Yea I'm not sure what some have it and some not. But I know for sure that we used to have it on all Chinese sentences, automatically generated.
This is fixed now. All the Mandarin Chinese sentences have the alternate script.
Related GitHub issue: https://github.com/Tatoeba/tatoeba2/issues/1784
As you pointed out, the current implementation assumes that Ottoman Turkish is written right-to-left using Arabic script.
I had a look at the English Wikipedia article about the Ottoman Turkish language, and I am a bit confused because it says that this language switched to the Latin script as it evolved into modern Turkish. Can you elaborate about the contemporary use of Arabic vs. Latin to write Ottoman Turkish?
One way to quickly solve the display problem is to set the direction of Ottoman Turkish to "auto". Another, much more complex way is to implement multiple script support in and auto-convert between, but only if it's worth, that is to say there are actually native speakers using Latin and Arabic, we want to be able find sentences written in Arabic by the searching in Latin and vice-versa, the conversion can be partly or fully automated, etc.
As you found out, the direction of sentences of "unknown" language is set to automatic. That said, this is not a reason to set the language of your Ottoman Turkish sentences written in Latin script to "unknown", just because they look better. I strongly discourage you from doing this because then these sentences are excluded from the Ottoman Turkish corpus, they won't show up in searches and statistics, which is preventing contributors/learners of Ottoman Turkish from finding them. What's worse, since *only you* know their actual language, if for some reason you forget about them or stop contributing, these sentences will never be assigned to the correct language and will be definitely lost.
>I had a look at the English Wikipedia article about the Ottoman Turkish language, and I am a bit confused because it says that this language switched to the Latin script as it evolved into modern Turkish. Can you elaborate about the contemporary use of Arabic vs. Latin to write Ottoman Turkish?
Thanks for your reply, gillux. Have you seen the GitHub issue? I tried to explain this there. Also, there are some other languages being affected from this issue.
The Turkish language reform consists of a script reform and replacing of loanwords. They are different things. Allowing Ottoman Turkish sentences in the Latin script will increase contributions in the old language and its readability. Currently, almost all 'Ottoman Turkish' sentences on Tatoeba are simply transliterations of modern Turkish into the Arabic script. They're not wrong, but they don't truly reflect the old language. If one looked here to compare Ottoman Turkish and modern Turkish, they would assume that the only difference is the alphabet.
>One way to quickly solve the display problem is to set the direction of Ottoman Turkish to "auto".
This sounds good to me. If doing it would display sentences in both Arabic and Latin scripts correctly and wouldn't cause any unintended consequences, why not?

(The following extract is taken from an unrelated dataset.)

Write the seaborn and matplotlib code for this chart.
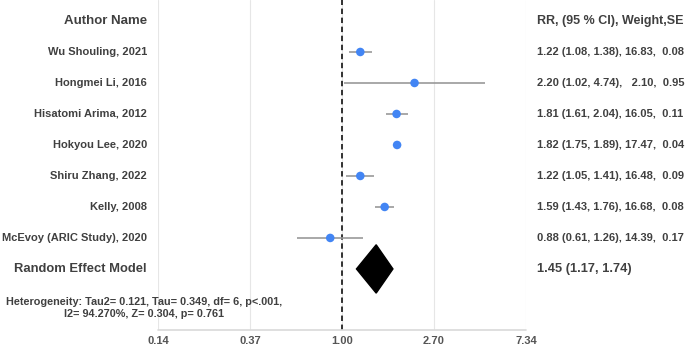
import numpy as np
import pandas as pd
import matplotlib.pyplot as plt
import seaborn as sns
from matplotlib.transforms import blended_transform_factory

plt.switch_backend('Agg')

# study data
authors = ['Wu Shouling, 2021', 'Hongmei Li, 2016', 'Hisatomi Arima, 2012',
           'Hokyou Lee, 2020', 'Shiru Zhang, 2022', 'Kelly, 2008',
           'McEvoy (ARIC Study), 2020']
rr = [1.22, 2.20, 1.81, 1.82, 1.22, 1.59, 0.88]
ci_low = [1.08, 1.02, 1.61, 1.75, 1.05, 1.43, 0.61]
ci_high = [1.38, 4.74, 2.04, 1.89, 1.41, 1.76, 1.26]
weight = [16.83, 2.10, 16.05, 17.47, 16.48, 16.68, 14.39]
se = [0.08, 0.95, 0.11, 0.04, 0.09, 0.08, 0.17]

# pooled estimate
pooled_rr = 1.45
pooled_low = 1.17
pooled_high = 1.74
heterogeneity = 'Heterogeneity: Tau2= 0.121, Tau= 0.349, df= 6, p<.001,\nI2= 94.270%, Z= 0.304, p= 0.761'

tick_vals = np.exp([-2, -1, 0, 1, 2])
tick_labels = ['0.14', '0.37', '1.00', '2.70', '7.34']

sns.set_style('white')
plt.rcParams['font.family'] = ['Liberation Sans', 'DejaVu Sans']

df = pd.DataFrame({'author': authors, 'rr': rr, 'low': ci_low, 'high': ci_high,
                   'row': np.arange(1, len(authors) + 1)})

fig = plt.figure(figsize=(6.85, 3.49), dpi=100)
ax = fig.add_axes([158 / 685, 19 / 349, 368 / 685, 330 / 349])

ax.set_xscale('log')
ax.set_xlim(tick_vals[0], tick_vals[-1])
ax.set_ylim(9.97, -0.677)

# grid + reference line
for t in tick_vals:
    ax.axvline(t, color='#e6e6e6', lw=0.8, zorder=0)
ax.axhline(9.97, color='#d9d9d9', lw=1.2, clip_on=False)
ax.axvline(1.0, color='#222222', lw=1.3, ls=(0, (3, 2)), zorder=1)

# CIs and points
ax.hlines(df['row'], df['low'], df['high'], color='#999999', lw=1.2, zorder=2)
sns.scatterplot(data=df, x='rr', y='row', ax=ax, color='#4285f4', s=38,
                edgecolor='none', zorder=3, legend=False)

# pooled diamond
ax.fill([pooled_low, pooled_rr, pooled_high, pooled_rr],
        [8, 8 - 0.78, 8, 8 + 0.78], color='black', zorder=3)

for s in ax.spines.values():
    s.set_visible(False)
ax.set_yticks([])
ax.set_xticks(tick_vals)
ax.set_xticklabels(tick_labels)
ax.minorticks_off()
ax.tick_params(axis='x', length=0, pad=4, labelsize=8, labelcolor='#555555')
for lab in ax.get_xticklabels():
    lab.set_fontweight('bold')
ax.set_xlabel('')
ax.set_ylabel('')

txt = '#404040'
# x in figure coords, y in data rows
tr = blended_transform_factory(fig.transFigure, ax.transData)

# left column
lx = 147 / 685
ax.text(lx, 0, 'Author Name', transform=tr, fontsize=9.5, fontweight='bold',
        color=txt, ha='right', va='center')
for i, a in enumerate(authors):
    ax.text(lx, i + 1, a, transform=tr, fontsize=8, fontweight='bold',
            color=txt, ha='right', va='center')
ax.text(lx, 8, 'Random Effect Model', transform=tr, fontsize=9.4, fontweight='bold',
        color=txt, ha='right', va='center')
ax.text(144 / 685, 9.25, heterogeneity, transform=tr, fontsize=7.8, fontweight='bold',
        color=txt, ha='center', va='center', linespacing=1.25)

# right column
rx = 537 / 685
ax.text(rx, 0, 'RR, (95 % CI), Weight,SE', transform=tr, fontsize=9, fontweight='bold',
        color=txt, ha='left', va='center')
for i in range(len(authors)):
    w = f'{weight[i]:.2f}'
    if weight[i] < 10:
        w = '  ' + w
    label = f'{rr[i]:.2f} ({ci_low[i]:.2f}, {ci_high[i]:.2f}), {w},  {se[i]:.2f}'
    ax.text(rx, i + 1, label, transform=tr, fontsize=8, fontweight='bold',
            color=txt, ha='left', va='center')
ax.text(rx, 8, f'{pooled_rr:.2f} ({pooled_low:.2f}, {pooled_high:.2f})', transform=tr,
        fontsize=9.3, fontweight='bold', color=txt, ha='left', va='center')

plt.savefig('out.png', dpi=100)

> I strongly discourage you from doing this because then these sentences are excluded from the Ottoman Turkish corpus, they won't show up in searches and statistics
I created only one pair set as 'unknown' for demonstration. I'm adding romanized Ottoman Turkish sentences to Turkish corpus for now. I will change them back to Ottoman Turkish once a solution is found.

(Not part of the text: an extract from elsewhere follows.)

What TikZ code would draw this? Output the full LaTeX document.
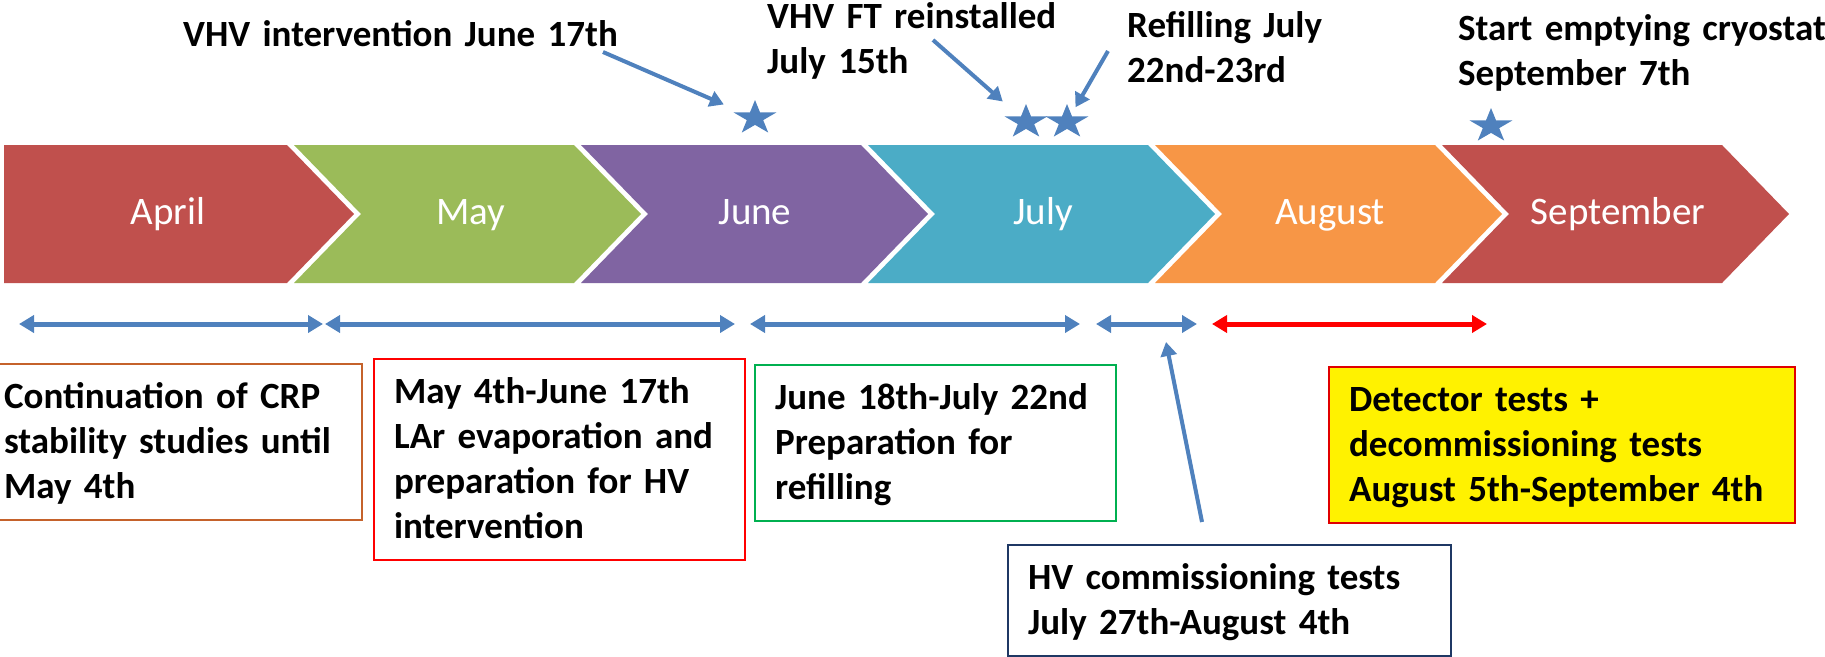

> Have you seen the GitHub issue?
Sorry, I didn’t. I commented there too.
> Allowing Ottoman Turkish sentences in the Latin script will increase contributions in the old language and its readability.

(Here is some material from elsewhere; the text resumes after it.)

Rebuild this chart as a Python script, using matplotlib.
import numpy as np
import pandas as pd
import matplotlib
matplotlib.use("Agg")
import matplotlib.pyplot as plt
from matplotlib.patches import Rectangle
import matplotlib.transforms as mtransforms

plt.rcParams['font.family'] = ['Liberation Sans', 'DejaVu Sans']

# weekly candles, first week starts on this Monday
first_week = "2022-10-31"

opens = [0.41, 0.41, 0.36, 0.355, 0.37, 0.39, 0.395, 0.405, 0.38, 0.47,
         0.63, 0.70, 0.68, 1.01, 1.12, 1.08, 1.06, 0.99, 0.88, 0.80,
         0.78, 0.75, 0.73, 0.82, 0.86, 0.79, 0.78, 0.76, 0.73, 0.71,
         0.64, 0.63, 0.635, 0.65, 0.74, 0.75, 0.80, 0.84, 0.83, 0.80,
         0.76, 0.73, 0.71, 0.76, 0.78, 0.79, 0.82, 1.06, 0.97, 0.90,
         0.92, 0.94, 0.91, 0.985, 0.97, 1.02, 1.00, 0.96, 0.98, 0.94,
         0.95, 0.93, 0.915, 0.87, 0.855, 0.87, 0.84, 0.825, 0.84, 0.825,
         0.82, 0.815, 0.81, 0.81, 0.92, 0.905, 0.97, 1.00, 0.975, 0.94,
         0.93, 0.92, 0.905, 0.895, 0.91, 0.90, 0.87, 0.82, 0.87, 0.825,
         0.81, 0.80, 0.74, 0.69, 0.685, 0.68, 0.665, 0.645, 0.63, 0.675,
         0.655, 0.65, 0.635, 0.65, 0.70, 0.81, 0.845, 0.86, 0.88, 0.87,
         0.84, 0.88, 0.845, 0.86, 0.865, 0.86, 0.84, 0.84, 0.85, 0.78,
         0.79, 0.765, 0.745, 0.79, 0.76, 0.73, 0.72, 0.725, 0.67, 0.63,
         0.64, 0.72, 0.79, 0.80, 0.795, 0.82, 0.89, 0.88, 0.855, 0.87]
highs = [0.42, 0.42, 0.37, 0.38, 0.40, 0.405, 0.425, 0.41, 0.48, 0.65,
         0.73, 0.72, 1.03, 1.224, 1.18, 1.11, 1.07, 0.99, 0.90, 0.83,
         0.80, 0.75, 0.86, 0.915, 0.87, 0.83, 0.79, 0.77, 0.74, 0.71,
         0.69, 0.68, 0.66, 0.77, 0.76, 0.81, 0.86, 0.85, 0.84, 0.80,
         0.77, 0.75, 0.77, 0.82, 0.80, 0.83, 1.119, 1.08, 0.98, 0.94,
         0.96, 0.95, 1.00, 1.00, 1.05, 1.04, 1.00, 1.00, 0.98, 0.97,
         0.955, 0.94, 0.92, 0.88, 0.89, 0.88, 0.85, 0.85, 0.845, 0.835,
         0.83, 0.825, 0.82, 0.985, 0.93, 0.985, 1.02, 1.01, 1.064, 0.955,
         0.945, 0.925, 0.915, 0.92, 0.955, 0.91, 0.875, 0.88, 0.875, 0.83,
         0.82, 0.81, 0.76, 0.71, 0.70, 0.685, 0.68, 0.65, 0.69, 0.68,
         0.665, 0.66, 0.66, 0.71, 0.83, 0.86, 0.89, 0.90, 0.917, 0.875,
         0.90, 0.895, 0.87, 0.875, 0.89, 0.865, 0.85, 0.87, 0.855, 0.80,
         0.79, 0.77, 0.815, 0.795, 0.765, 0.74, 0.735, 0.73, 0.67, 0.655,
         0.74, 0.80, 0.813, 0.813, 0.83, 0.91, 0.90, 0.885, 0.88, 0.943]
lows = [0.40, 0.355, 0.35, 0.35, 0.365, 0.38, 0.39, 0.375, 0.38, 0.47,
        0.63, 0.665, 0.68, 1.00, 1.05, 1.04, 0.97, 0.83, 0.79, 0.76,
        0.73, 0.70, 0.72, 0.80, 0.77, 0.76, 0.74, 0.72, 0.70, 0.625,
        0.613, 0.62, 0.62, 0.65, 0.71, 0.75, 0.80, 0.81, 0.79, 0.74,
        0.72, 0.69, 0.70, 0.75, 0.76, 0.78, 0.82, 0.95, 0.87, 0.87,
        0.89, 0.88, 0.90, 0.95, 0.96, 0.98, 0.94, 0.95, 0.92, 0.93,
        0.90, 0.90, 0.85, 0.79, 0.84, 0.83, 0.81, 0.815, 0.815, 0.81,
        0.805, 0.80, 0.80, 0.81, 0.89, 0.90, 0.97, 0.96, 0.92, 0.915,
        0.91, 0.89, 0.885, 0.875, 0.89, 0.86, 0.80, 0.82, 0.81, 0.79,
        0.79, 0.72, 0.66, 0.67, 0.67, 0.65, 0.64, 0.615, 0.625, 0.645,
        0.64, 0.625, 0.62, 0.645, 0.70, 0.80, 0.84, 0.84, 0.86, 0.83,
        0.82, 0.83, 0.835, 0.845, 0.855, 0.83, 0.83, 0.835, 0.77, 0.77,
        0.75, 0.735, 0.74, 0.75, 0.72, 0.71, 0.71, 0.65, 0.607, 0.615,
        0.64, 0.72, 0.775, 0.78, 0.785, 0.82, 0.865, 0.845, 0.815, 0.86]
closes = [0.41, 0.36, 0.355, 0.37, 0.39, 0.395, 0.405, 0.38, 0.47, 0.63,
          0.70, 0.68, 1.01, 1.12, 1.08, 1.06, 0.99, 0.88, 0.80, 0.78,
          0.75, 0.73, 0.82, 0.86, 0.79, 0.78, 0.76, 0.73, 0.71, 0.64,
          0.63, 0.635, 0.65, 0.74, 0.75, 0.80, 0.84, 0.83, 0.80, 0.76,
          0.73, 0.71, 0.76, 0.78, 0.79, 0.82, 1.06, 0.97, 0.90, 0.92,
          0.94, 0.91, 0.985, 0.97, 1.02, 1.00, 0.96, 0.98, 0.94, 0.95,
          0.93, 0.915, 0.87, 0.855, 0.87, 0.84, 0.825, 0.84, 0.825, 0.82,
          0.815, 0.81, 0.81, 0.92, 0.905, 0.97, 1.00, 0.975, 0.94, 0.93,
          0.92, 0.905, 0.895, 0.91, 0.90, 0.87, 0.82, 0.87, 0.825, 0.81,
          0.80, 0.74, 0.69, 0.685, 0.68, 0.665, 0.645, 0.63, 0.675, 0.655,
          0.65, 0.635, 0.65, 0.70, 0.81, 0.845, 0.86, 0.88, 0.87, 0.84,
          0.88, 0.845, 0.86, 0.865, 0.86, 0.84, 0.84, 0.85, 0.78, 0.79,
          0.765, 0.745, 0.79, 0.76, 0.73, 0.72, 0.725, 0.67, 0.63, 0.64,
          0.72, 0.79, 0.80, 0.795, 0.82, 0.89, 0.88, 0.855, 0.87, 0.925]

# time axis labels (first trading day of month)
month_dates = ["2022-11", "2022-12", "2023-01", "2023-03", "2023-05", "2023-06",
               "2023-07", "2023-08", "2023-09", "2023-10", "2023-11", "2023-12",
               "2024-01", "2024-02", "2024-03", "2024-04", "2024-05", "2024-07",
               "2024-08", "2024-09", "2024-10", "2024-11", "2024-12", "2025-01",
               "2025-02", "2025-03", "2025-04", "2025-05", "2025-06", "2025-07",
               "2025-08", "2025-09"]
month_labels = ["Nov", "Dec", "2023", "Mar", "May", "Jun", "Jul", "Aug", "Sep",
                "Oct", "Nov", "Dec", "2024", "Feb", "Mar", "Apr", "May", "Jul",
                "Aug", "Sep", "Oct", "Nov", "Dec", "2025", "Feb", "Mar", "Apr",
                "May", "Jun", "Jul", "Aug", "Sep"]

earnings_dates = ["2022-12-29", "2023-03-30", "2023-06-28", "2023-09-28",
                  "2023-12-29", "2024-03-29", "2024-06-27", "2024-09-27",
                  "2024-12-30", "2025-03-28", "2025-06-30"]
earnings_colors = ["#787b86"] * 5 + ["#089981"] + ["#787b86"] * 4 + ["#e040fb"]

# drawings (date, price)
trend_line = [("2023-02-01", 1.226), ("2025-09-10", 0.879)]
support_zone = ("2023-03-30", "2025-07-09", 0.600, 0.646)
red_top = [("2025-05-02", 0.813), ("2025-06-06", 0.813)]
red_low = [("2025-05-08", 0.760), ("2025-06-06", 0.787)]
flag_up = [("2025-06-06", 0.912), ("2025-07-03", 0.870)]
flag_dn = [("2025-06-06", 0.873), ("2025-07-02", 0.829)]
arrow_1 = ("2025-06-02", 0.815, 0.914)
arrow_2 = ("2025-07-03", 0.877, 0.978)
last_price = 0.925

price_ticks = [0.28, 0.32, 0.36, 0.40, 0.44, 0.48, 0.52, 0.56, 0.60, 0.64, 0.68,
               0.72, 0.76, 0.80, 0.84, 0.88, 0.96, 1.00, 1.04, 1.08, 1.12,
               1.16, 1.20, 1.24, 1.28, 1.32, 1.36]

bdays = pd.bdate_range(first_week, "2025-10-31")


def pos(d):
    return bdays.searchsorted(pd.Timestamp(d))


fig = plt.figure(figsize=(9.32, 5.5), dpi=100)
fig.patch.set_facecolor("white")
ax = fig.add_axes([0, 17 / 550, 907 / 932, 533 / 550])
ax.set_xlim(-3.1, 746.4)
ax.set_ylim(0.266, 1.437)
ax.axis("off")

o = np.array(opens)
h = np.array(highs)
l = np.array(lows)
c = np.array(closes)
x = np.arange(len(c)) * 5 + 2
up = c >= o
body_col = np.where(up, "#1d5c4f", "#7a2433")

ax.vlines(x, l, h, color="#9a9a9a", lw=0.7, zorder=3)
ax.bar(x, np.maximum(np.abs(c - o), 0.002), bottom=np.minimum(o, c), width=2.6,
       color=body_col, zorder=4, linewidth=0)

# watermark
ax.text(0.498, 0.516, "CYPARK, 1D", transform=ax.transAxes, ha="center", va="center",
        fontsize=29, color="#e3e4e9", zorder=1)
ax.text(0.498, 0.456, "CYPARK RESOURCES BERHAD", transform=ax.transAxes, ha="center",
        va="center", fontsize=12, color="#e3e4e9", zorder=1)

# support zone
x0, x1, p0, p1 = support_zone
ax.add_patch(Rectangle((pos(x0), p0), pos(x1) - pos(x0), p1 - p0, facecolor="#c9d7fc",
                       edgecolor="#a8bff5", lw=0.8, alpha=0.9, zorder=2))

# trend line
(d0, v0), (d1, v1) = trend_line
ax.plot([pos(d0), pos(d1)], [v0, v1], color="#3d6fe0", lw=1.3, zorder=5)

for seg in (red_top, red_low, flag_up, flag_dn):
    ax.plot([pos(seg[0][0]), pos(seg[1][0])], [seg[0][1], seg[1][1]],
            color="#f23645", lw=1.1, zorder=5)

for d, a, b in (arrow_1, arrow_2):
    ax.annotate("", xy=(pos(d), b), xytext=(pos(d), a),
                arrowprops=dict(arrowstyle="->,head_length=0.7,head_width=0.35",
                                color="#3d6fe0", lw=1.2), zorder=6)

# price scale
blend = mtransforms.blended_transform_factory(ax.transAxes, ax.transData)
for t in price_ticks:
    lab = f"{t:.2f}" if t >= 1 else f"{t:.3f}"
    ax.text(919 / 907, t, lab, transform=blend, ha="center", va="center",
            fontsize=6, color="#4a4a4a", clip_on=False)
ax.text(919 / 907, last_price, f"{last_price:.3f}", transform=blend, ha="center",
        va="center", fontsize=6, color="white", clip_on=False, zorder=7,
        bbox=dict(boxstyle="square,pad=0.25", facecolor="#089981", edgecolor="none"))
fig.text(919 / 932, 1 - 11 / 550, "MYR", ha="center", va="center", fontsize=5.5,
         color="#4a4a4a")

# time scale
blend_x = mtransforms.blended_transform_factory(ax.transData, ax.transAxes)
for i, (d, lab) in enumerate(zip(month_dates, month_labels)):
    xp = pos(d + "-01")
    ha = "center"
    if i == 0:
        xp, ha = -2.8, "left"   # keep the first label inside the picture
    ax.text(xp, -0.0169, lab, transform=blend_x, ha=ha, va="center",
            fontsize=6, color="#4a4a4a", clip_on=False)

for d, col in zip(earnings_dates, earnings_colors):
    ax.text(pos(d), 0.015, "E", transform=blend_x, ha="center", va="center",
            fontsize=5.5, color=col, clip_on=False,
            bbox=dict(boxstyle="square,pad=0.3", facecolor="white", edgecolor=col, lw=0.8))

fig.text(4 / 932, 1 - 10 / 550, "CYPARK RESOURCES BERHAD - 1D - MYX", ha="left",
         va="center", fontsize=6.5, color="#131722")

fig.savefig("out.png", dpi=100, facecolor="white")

I see. Let me try to understand the situation. Can you tell me if the following is correct?
1. Ottoman Turkish is not a living language any more (there are no native speakers alive).
2. Native speakers of Ottoman Turkish used the Arabic script only.
3. Most of the people who understand Ottoman Turkish are native speakers of Turkish.
4. Native speakers of Turkish are unfamiliar with the Arabic script.
If that is correct, I believe it makes sense to convert Ottoman Turkish from Arabic to Latin, but not the other way around, because Latin not is no more than a reading aid for native speakers of Turkish. In other words, I think all Ottoman Turkish sentences should stay in Arabic only, while we only attach Latin as a transcription of them.
> I created only one pair set as 'unknown' for demonstration.
I see. Next time, please use https://dev.tatoeba.org/ instead for demonstration purposes.
Yes, they're all correct, gillux. Even if there were some very old people using Ottoman Turkish as the primary language today, they, too, would use the Latin script to be understood.
I'm not asking Ottoman Turkish sentences to be converted to Latin anyway. If one wants to add sentences in the Arabic script, it's perfectly fine. I simply want users to be allowed using the Latin script, too. The Arabic script is consonantal. That makes it rather difficult to read and use unknown words and expressions comparing to the Latin script. Perhaps that's why almost all Ottoman Turkish sentences here are transliterations of modern Turkish.